How your home might be making you ill

January 22, 2018

We think of our houses as places of comfort and refuge – but could they actually be having a negative effect on our health?  As we seek to create efficient insulated buildings, we introduce more chemicals into our homes that are not as easily dispersed. How can we make our homes more healthy? Here are three easy ways to have positive impact right now.

Image via TineK Home


Free your home, as much as possible from volatile organic compounds (VOCs), found in building materials, furnishing, new carpet and paints. Combinations of VOCs are now believed to contribute to Sick Building Syndrome, a series of symptoms including headaches, fatigue and skin irritation that can be associated with prolonged time spent in certain properties.

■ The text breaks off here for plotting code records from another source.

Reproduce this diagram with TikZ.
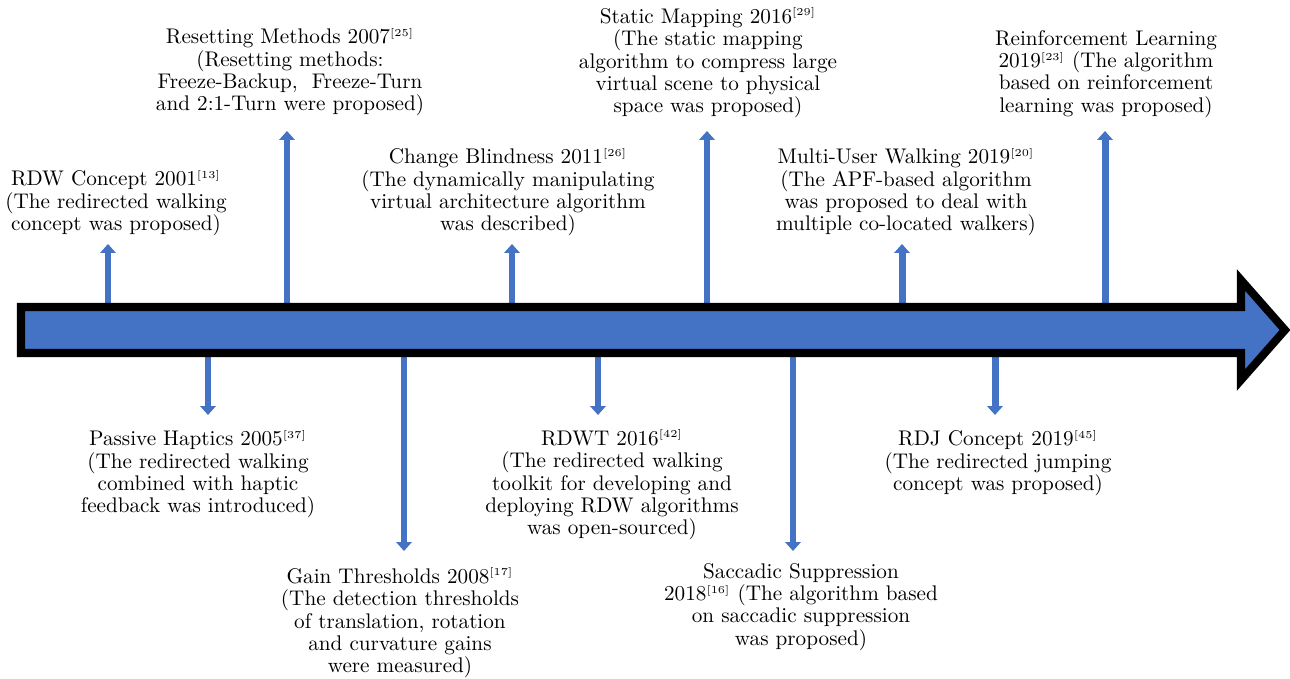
\documentclass[tikz,border=0pt]{standalone}
\usetikzlibrary{arrows.meta}
\definecolor{officeblue}{HTML}{4472C4}
\newcommand{\refnum}[1]{\textsuperscript{\tiny[#1]}}
\begin{document}
\begin{tikzpicture}[x=0.472pt, y=-0.472pt,
	evt/.style = {officeblue, line width=3.3pt, -{Triangle[width=7.2pt, length=4.2pt]}},
	lbl/.style = {align=center, inner sep=0pt, font=\fontsize{10}{10.5}\selectfont}]
	\useasboundingbox (0, 0) rectangle (1290, 679);

	\node [lbl] (rdw) at (116, 203) {RDW Concept 2001\refnum{13}\\(The redirected walking\\concept was proposed)};
	\node [lbl] (reset) at (290, 72) {Resetting Methods 2007\refnum{25}\\(Resetting methods:\\Freeze-Backup,\ \ Freeze-Turn\\and 2:1-Turn were proposed)};
	\node [lbl] (blind) at (508, 192) {Change Blindness 2011\refnum{26}\\(The dynamically manipulating\\virtual architecture algorithm\\was described)};
	\node [lbl] (static) at (708, 63) {Static Mapping 2016\refnum{29}\\(The static mapping\\algorithm to compress large\\virtual scene to physical\\space was proposed)};
	\node [lbl] (multi) at (906, 192) {Multi-User Walking 2019\refnum{20}\\(The APF-based algorithm\\was proposed to deal with\\multiple co-located walkers)};
	\node [lbl] (rl) at (1106, 74) {Reinforcement Learning\\2019\refnum{23} (The algorithm\\based on reinforcement\\learning was proposed)};

	\node [lbl] (haptic) at (198, 474) {Passive Haptics 2005\refnum{37}\\(The redirected walking\\combined with haptic\\feedback was introduced)};
	\node [lbl] (gain) at (400, 623) {Gain Thresholds 2008\refnum{17}\\(The detection thresholds\\of translation, rotation\\and curvature gains\\were measured)};
	\node [lbl] (rdwt) at (612, 485) {RDWT 2016\refnum{42}\\(The redirected walking\\toolkit for developing and\\deploying RDW algorithms\\was open-sourced)};
	\node [lbl] (sacc) at (801, 607) {Saccadic Suppression\\2018\refnum{16} (The algorithm based\\on saccadic suppression\\was proposed)};
	\node [lbl] (rdj) at (998, 463) {RDJ Concept 2019\refnum{45}\\(The redirected jumping\\concept was proposed)};

	% points on the time axis
	\coordinate (a1) at (108, 308);  \coordinate (b1) at (108, 244);
	\coordinate (a2) at (287, 308);  \coordinate (b2) at (287, 131);
	\coordinate (a3) at (512, 308);  \coordinate (b3) at (512, 244);
	\coordinate (a4) at (707, 308);  \coordinate (b4) at (707, 131);
	\coordinate (a5) at (902, 308);  \coordinate (b5) at (902, 244);
	\coordinate (a6) at (1105, 308); \coordinate (b6) at (1105, 131);
	\coordinate (c1) at (208, 352);  \coordinate (d1) at (208, 415);
	\coordinate (c2) at (404, 352);  \coordinate (d2) at (404, 551);
	\coordinate (c3) at (598, 352);  \coordinate (d3) at (598, 415);
	\coordinate (c4) at (793, 352);  \coordinate (d4) at (793, 551);
	\coordinate (c5) at (995, 352);  \coordinate (d5) at (995, 415);

	\draw [evt] (a1) -- (b1);
	\draw [evt] (a2) -- (b2);
	\draw [evt] (a3) -- (b3);
	\draw [evt] (a4) -- (b4);
	\draw [evt] (a5) -- (b5);
	\draw [evt] (a6) -- (b6);
	\draw [evt] (c1) -- (d1);
	\draw [evt] (c2) -- (d2);
	\draw [evt] (c3) -- (d3);
	\draw [evt] (c4) -- (d4);
	\draw [evt] (c5) -- (d5);

	% the time axis
	\filldraw [fill=officeblue, draw=black, line width=3.8pt]
		(21, 307) -- (1241, 307) -- (1241, 280) -- (1285, 330)
		-- (1241, 380) -- (1241, 353) -- (21, 353) -- cycle;
\end{tikzpicture}
\end{document}
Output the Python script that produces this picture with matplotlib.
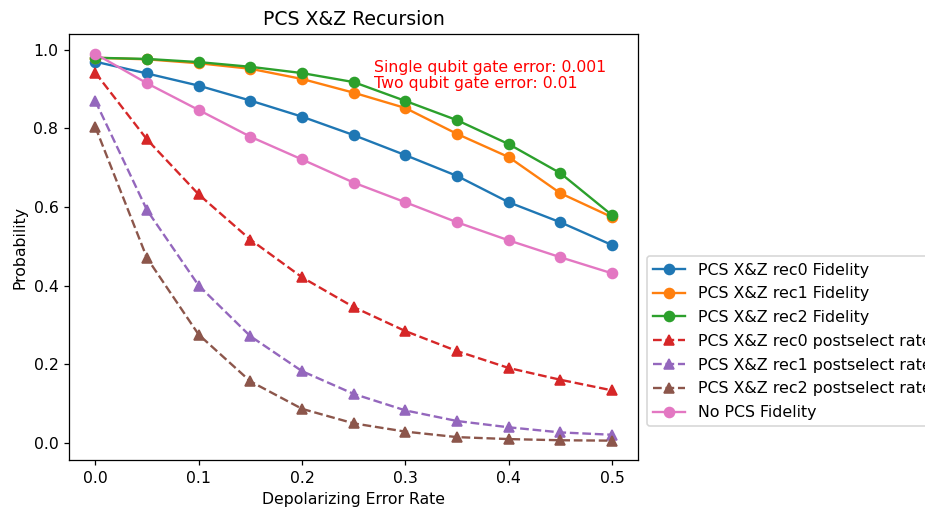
import matplotlib
matplotlib.use('Agg')
import matplotlib.pyplot as plt
import numpy as np

error_rate = [0.0, 0.05, 0.1, 0.15, 0.2, 0.25, 0.3, 0.35, 0.4, 0.45, 0.5]

rec0_fid = [0.970, 0.940, 0.909, 0.871, 0.830, 0.783, 0.732, 0.679, 0.612, 0.561, 0.503]
rec1_fid = [0.980, 0.976, 0.966, 0.952, 0.926, 0.891, 0.852, 0.786, 0.727, 0.635, 0.574]
rec2_fid = [0.980, 0.977, 0.969, 0.957, 0.941, 0.918, 0.870, 0.821, 0.760, 0.686, 0.579]
rec0_rate = [0.942, 0.772, 0.632, 0.517, 0.421, 0.345, 0.284, 0.233, 0.190, 0.160, 0.133]
rec1_rate = [0.870, 0.592, 0.400, 0.271, 0.182, 0.124, 0.082, 0.055, 0.039, 0.026, 0.020]
rec2_rate = [0.804, 0.470, 0.275, 0.156, 0.086, 0.049, 0.028, 0.014, 0.009, 0.006, 0.005]
no_pcs_fid = [0.990, 0.915, 0.847, 0.779, 0.721, 0.662, 0.612, 0.561, 0.515, 0.472, 0.431]

dpi = 113
plt.rcParams['lines.markersize'] = 6.4
fig = plt.figure(figsize=(925 / dpi, 508 / dpi), dpi=dpi)
ax = fig.add_axes([0.0751, 0.0945, 0.6146, 0.8376])

ax.plot(error_rate, rec0_fid, 'o-', label='PCS X&Z rec0 Fidelity')
ax.plot(error_rate, rec1_fid, 'o-', label='PCS X&Z rec1 Fidelity')
ax.plot(error_rate, rec2_fid, 'o-', label='PCS X&Z rec2 Fidelity')
ax.plot(error_rate, rec0_rate, '^--', label='PCS X&Z rec0 postselect rate')
ax.plot(error_rate, rec1_rate, '^--', label='PCS X&Z rec1 postselect rate')
ax.plot(error_rate, rec2_rate, '^--', label='PCS X&Z rec2 postselect rate')
ax.plot(error_rate, no_pcs_fid, 'o-', label='No PCS Fidelity')

ax.text(0.27, 0.895, 'Single qubit gate error: 0.001\nTwo qubit gate error: 0.01',
        color='red', fontsize=10, va='bottom', linespacing=1.1)

ax.set_title('PCS X&Z Recursion')
ax.set_xlabel('Depolarizing Error Rate')
ax.set_ylabel('Probability')
# legend sits outside the axes and runs past the right edge, like the original
ax.legend(loc='upper left', bbox_to_anchor=(1.0158, 0.479), borderaxespad=0,
          fontsize=10.15, labelspacing=0.55)

plt.savefig('out.png', dpi=dpi)
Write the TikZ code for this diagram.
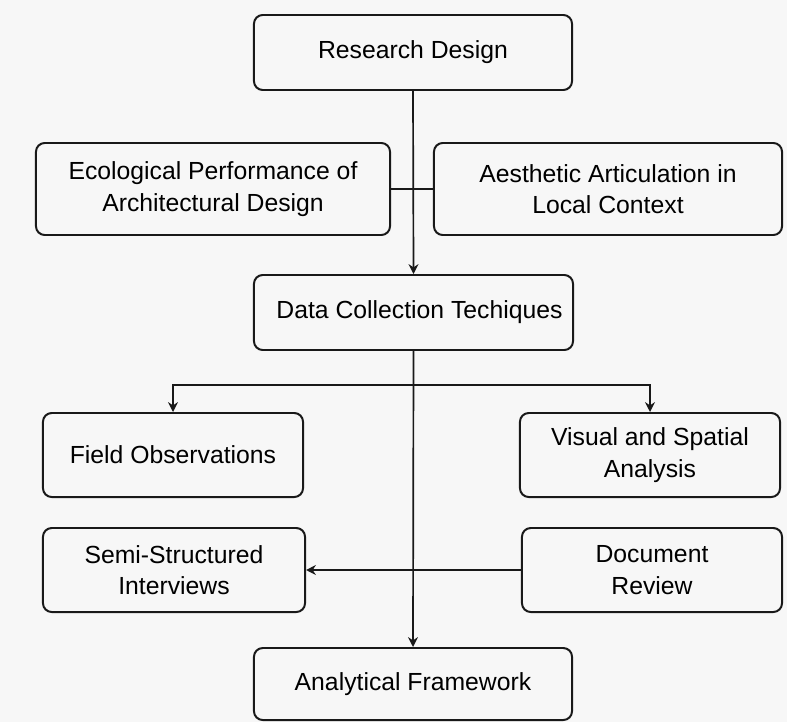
\documentclass[tikz,border=0pt]{standalone}
\usepackage{fontspec}
\setmainfont{Liberation Sans}
\usetikzlibrary{arrows.meta, positioning}

\tikzset{
  stepbox/.style={rectangle, draw=black!90, line width=1.4pt, rounded corners=2.2mm,
    inner sep=0pt, align=center, text=black,
    font=\fontsize{17.6}{22.5}\selectfont},
  link/.style={line width=1.2pt, draw=black!90},
  linkarrow/.style={link, -{Stealth[length=7pt, width=7pt]}},
}

\begin{document}
\begin{tikzpicture}[x=0.025cm, y=-0.025cm]
    %frame of the picture
    \fill[black!3] (0,0) rectangle (787,722);
    \useasboundingbox (0,0) rectangle (787,722);
    %boxes
    \node[stepbox, minimum width=7.95cm, minimum height=1.875cm](design) at (413,52.5) {Research Design};
    \node[stepbox, minimum width=8.85cm, minimum height=2.3cm](ecology) at (213,189) {Ecological Performance of\\Architectural Design};
    \node[stepbox, minimum width=8.7cm, minimum height=2.3cm](aesthetic) at (608,189) {Aesthetic Articulation in\\Local Context};
    \node[stepbox, minimum width=7.975cm, minimum height=1.875cm](data) at (413.5,312.5) {\hspace*{3mm}Data Collection Techiques};
    \node[stepbox, minimum width=6.5cm, minimum height=2.1cm](field) at (173,455) {Field Observations};
    \node[stepbox, minimum width=6.5cm, minimum height=2.1cm](visual) at (650,455) {Visual and Spatial\\Analysis};
    \node[stepbox, minimum width=6.55cm, minimum height=2.1cm](semi) at (174,570) {Semi-Structured\\Interviews};
    \node[stepbox, minimum width=6.5cm, minimum height=2.1cm](review) at (652,570) {Document\\Review};
    \node[stepbox, minimum width=7.95cm, minimum height=1.8cm](frame) at (413,684) {Analytical Framework};
    %connectors
    \coordinate (split) at (413,385);
    \draw[linkarrow] (design.south) -- (data.north);
    \draw[link] (ecology.east) -- (aesthetic.west);
    \draw[linkarrow] (data.south) -- (frame.north);
    \draw[linkarrow] (split) -| (field.north);
    \draw[linkarrow] (split) -| (visual.north);
    \draw[linkarrow] (review.west) -- (semi.east);
\end{tikzpicture}
\end{document}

To prevent this , use only VOC-free paints and unscented, chlorine-free cleaning products. Avoid disinfectants containing phenol ,(more commonly known as carbolic acid) and ban air fresheners. Use rugs instead or carpet sand underlays – the latter contain adhesive and chemical finishes.

Image via TineK Home


Open your windows whenever you can. Studies have shown that naturally ventilated buildings are better for us than air-conditioned ones. Hang your dry-cleaning outside to air for a few hours before brining it into the house – stains are removed using perchloroetheylene, a solvent. Make your home a shoes-off zone, as pesticides from gardens can enter the house on our soles. Finally, place new furniture in a ventilated area to expel the chemicals in the finishes before use. Also, add some greenery – certain plants can help to filter and purify the air in your home.

Image via TineK Home


Don’t sleep close to fuse boxes or meters, and try not to place electrical appliances near your bed. Always switch gadgets off at night. If rewiring, take the opportunity to move plug sockets away from where you sleep – you want to ensure that you are outside of their electromagnetic field.